EL PÚBLICO
Roland Barthes definía a la Lucha Libre como una comedia humana verosímil en donde lo importante eran las pasiones representadas arriba del ring, teniendo en la exageración de los signos su razón de ser. La lucha libre mexicana se consolida en los años cuarenta, como parte de la cultura popular ese ente híbrido que surge durante el siglo XX, después de la Revolución, que amalgama vida urbana, mitologías, lucha de clases, formas de producción, de pensamiento, de identidad y de pertenencia. En la Lucha Libre los espectadores ven representados sobre el ring sus melodramas cotidianos, las fantasías de violencia y venganza, y las pulsiones pasionales; la Lucha Libre se vuelve un espacio de posibilidad y el desfogue.
En una función de Lucha Libre importa tanto lo que pasa arriba del ring como lo que pasa abajo, la arena se convierte en un espacio de liberación, donde tanto luchadores como espectadores experimentan los límites de la transgresión. Estos elementos se conjugan para crear una experiencia colectiva y catártica en donde se liberan sensaciones, tensiones y agresiones acumuladas. En la Lucha Libre, como en los melodramas, se escenifican enemistades y rivalidades, se muestran imágenes de dolor y derrota, de traición y justicia, con las cuáles se identifican sus públicos.
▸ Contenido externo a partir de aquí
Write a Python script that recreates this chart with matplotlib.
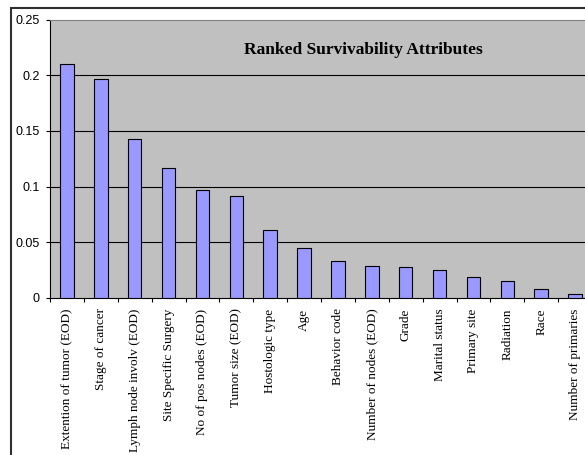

Los participantes de la Lucha Libre, luchadores, referis y público, activan este sistema de juego y las representaciones que ahí se producen participan en la dinámica de sumisión y rebelión de las reglas. Se genera una dinámica entre lo permitido, la infracción y las pulsiones del público. Los bandos tradicionales en las representaciones luchísticas corresponden a arquetipos tradicionales: bueno-malo, santo-demonio, legal-ilegal, rudo-técnico. Lo interesante es que estos arquetipos no siempre reflejan el apoyo o la admiración del público, su reacciones de apoyo o protesta (gritos, rechiflas, aplausos) develan sus distintas moralidades: los buenos pueden ser malos, y los rudos buenos.